– Был апрель. Шла третья неделя вторжения. Наших сминали, с неумолимым упорством враг занимал города и военные базы. К тому времени Европа до Урала оказались под оккупацией. На юге стабилизировать фронт удалось лишь в сотне километров от Ростова-на-Дону. Туда стянулись массы российских войск, да и сам по себе южный округ со штабом в Ростове был самым грозным в довоенной России. Отступать дальше, по сути, некуда. Страны средней Азии успели занять внушительные силы НАТО. Принимать бывших соперников европейцы не торопились. Такова человеческая натура, лодка тонет, но каждый будет думать только о себе.
Я врач и всегда считал себя морально выше вояк. Но порой даже самая смертоносная бомба способна нанести меньше вреда, чем единственное распоряжение.
До вторжения я добился определенного статуса с высокой должностью в ведущей больнице страны. При обороне подступов к городу, меня назначили заведовать санитарным ведомством того, что осталось от России. По моей части была катастрофа. Системы жизнеобеспечения, канализация, подвоз медикаментов, продовольствия… этого просто не стало. Мало того, в Ростов набилось сумасшедшее количество беженцев, миллионы ото всей России. Говорят, беда не приходит одна, и коли есть угроза плохого исхода, в кризисный момент такой исход обязательно наступит. Неблагоприятные факторы, сложившихся в Ростове, сформировали среду для возникновения беды. Ею стала чума. При обычных обстоятельствах болезнь очень неприятна, но не фатальна. Требуется локализовать источники эпидемии и затем направить больных в карантин под интенсивную терапию. При имевшихся обстоятельствах врачи не обладали ни временем, ни средствами борьбы, а в переполненном городе инфекция стремительно распространялась. Это как действовать без рук и инструментов одновременно. Однако я обязан был что-то предпринять. Здраво оценив возможности, я закрыл город, превратив его целиком в карантинную зону. Единственный выход, чтобы не позволить чуме распространиться вовне.
Наивно полагать, что несчастье имеет пределы. Как я говорил, генералы полагали, что линия фронта устоялась, и ценой громадных потерь мы таки сможем удержать Ростов. Оказалось, пришельцы сильно разобщились по оккупированной территории, но к середине апреля они стянули корпуса для атаки наших позиций. Удар смел наши порядки подобно ветру, что гонит листья. Если бы я открыл путь отхода из Ростова, не все, но часть людей сумела бы спаслась. Но я испугался заразы. Я бросил город и отступил с военными на Кавказ. Самостоятельно жители не могли далеко убежать, поэтому остались на милость врагу.

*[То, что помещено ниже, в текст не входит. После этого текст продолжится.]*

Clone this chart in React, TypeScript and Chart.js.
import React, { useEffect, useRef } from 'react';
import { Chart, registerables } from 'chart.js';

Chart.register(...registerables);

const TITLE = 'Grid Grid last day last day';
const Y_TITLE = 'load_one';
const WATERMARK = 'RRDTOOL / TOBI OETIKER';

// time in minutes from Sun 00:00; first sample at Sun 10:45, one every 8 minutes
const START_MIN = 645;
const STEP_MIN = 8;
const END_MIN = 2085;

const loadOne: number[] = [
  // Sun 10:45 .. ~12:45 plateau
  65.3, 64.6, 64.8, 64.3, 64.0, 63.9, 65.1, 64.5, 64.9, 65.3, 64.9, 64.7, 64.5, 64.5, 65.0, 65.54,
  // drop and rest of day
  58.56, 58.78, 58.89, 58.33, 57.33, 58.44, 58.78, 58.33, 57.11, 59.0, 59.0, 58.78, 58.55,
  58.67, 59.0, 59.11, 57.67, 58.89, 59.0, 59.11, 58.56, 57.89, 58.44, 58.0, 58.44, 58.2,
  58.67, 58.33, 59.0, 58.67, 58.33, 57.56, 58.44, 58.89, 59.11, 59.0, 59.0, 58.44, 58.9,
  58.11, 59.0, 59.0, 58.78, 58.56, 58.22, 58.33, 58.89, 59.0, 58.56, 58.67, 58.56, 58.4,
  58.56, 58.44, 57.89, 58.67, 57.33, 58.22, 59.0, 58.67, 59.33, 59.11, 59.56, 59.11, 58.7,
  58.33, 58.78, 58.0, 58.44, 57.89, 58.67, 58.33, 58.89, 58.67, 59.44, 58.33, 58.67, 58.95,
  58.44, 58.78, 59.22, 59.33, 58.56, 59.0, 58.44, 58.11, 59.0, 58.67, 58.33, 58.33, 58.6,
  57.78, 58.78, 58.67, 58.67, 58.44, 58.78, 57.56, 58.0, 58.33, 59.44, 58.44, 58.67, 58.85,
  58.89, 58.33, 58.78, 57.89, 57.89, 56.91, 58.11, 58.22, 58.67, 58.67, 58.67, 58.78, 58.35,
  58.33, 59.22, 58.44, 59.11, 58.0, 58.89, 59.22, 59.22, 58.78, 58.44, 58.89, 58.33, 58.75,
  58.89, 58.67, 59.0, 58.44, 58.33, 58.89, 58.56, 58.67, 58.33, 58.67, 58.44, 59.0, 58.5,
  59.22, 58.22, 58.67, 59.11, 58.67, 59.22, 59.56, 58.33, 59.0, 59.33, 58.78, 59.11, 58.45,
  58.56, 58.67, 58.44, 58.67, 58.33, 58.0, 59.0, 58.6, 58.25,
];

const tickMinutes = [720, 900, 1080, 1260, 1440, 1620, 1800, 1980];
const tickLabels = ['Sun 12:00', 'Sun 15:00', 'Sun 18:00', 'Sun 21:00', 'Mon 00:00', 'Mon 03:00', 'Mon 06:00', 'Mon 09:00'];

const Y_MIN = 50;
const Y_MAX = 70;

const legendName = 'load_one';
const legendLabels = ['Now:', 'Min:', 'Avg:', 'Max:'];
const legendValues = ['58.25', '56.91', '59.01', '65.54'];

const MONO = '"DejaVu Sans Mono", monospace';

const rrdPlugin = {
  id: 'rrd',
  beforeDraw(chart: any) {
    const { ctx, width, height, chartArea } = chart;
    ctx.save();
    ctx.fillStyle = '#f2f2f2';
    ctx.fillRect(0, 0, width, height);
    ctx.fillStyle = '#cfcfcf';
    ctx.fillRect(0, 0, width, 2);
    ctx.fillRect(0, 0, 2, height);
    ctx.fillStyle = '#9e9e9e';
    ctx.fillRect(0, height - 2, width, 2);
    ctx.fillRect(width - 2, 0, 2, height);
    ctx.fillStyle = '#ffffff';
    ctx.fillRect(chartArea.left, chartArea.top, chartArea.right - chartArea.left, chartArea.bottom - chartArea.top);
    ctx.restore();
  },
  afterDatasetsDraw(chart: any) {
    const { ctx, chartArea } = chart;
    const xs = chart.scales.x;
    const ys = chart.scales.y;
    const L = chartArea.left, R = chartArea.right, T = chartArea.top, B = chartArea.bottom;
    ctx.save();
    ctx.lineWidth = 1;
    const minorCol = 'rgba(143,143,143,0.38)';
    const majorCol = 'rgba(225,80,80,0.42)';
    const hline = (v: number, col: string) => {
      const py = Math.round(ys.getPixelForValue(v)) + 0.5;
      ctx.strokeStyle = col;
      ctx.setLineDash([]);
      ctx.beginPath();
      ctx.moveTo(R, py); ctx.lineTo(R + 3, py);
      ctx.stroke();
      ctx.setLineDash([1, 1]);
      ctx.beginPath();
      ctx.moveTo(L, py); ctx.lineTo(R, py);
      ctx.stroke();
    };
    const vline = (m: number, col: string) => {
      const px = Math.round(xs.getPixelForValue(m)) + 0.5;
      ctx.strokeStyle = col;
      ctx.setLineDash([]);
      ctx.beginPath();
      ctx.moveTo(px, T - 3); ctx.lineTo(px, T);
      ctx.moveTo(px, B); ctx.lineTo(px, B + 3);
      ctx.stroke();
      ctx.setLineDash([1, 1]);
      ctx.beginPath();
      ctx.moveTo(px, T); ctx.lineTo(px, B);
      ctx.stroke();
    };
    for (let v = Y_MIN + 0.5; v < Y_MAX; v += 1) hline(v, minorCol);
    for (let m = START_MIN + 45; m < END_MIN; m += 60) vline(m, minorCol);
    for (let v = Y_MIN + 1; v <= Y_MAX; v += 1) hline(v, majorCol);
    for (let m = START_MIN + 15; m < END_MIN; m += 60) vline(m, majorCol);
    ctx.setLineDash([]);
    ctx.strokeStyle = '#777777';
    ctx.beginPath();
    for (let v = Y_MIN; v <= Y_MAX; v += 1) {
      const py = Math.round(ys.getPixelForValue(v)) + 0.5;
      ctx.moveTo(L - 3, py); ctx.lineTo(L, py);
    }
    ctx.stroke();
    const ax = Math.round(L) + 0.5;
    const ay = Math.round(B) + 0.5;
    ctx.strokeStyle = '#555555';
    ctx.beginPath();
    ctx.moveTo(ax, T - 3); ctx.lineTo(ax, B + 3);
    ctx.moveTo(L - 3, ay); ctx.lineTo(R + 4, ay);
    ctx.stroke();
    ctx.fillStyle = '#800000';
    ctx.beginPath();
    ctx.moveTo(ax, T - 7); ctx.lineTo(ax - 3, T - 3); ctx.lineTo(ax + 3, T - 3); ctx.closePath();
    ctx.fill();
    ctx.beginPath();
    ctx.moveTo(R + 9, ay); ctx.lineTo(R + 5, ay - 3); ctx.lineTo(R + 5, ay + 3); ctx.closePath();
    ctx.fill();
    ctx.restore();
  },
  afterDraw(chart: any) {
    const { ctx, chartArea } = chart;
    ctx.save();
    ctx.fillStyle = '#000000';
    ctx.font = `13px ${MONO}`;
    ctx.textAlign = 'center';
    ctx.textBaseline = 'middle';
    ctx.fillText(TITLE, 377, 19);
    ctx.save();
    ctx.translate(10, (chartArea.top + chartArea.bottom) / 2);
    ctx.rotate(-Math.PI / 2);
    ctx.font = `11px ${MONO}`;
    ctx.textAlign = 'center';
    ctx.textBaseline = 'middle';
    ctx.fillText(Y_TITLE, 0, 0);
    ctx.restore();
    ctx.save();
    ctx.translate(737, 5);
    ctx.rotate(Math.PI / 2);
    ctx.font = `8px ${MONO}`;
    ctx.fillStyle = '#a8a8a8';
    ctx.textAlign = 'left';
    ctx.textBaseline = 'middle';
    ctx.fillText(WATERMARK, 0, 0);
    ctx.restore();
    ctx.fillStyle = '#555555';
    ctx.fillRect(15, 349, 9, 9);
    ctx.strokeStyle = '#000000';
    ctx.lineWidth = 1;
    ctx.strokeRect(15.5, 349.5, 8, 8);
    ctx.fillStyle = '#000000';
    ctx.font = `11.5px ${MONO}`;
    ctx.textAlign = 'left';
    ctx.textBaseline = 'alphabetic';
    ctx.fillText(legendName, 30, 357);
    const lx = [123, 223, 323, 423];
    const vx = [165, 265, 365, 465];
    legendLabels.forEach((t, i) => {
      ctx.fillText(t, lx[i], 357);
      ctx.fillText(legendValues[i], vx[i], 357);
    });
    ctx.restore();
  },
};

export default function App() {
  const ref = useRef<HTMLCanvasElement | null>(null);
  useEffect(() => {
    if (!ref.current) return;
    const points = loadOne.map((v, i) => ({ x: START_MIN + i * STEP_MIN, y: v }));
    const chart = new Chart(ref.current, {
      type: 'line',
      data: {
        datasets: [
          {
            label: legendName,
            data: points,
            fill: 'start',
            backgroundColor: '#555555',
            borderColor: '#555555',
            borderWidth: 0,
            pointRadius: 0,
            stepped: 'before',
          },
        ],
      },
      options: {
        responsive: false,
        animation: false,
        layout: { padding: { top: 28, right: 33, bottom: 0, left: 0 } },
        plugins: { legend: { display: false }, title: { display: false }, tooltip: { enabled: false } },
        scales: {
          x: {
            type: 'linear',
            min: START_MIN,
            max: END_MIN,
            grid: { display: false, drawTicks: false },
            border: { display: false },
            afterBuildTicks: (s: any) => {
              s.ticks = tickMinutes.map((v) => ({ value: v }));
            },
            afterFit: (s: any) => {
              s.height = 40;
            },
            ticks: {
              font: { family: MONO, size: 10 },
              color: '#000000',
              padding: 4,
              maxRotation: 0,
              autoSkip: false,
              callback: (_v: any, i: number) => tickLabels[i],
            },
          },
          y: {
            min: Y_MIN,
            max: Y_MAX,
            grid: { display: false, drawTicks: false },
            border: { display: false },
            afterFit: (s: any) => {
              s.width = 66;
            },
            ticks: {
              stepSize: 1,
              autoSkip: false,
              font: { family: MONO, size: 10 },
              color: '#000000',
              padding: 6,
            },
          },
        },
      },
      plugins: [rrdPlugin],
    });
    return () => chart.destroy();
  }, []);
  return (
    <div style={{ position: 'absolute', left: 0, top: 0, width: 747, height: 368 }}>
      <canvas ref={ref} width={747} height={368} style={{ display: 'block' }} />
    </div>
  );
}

Так я обрек целый город на убой.
– Не знаю, что сказать.
– Нечего говорить. В учебниках истории не объясняют, что делать в ситуации, когда остается выбор только среди решений, разного сорта чудовищности. В Ростове собрались беженцы со всей России, поэтому многие пережившие войну потеряли близких в «Ростовской трагедии». Таких, как тот офицер немало внизу. Теперь ты понимаешь, почему я не тороплюсь на Землю.
Алексей встрепенулся и охваченный импульсом озарения едва ли не подскочил со стула.
– Я вспомнил тоже, нет другое… Слушай, – слово наскакивало на предыдущее в речи Алексея. – Я попал в пещеру абсолютного мрака и долго плутал по ее камерам. Благодаря зрению, привыкшему к темноте, я мог различать очертания вокруг.
Спустя время я разглядел будто бы в определенном месте сам воздух плотнее, и этот сгусток движется подобно волку, который кружит рядом с добычей. Куда бы я ни подался, то чуял стороннее присутствие. В случайном луче света я разглядел существо. Оно имело человеческие очертания, походило на тень в черном балахоне, и бесформенное точно соткано из дыма. С испугу я бросил камень в чудовище, как сразу его окрестил. Разнесся звук удара о стену. Мной завладел ужас, он проникал в самые кончики волос. Отчего-то в голове моей выплыл строгий наказ не бежать от гневного зверя. Пятясь назад, я мозжечком вспоминал путь, которым пришел. Кожей я чувствовал близость угрозы. Нервы, разорвавшись, хлестали, отпуская тормоза, и я ринулся прочь, то и дело врезаясь в преграды. Чем резвее я бежал, тем сильнее я чувствовал дыхание тени. Страх мой не передать, если я замирал и вслушивался, то он раздавался топот, если казалось, что меня схватят, то чувствовал прикосновения. Я бежал быстро как мог.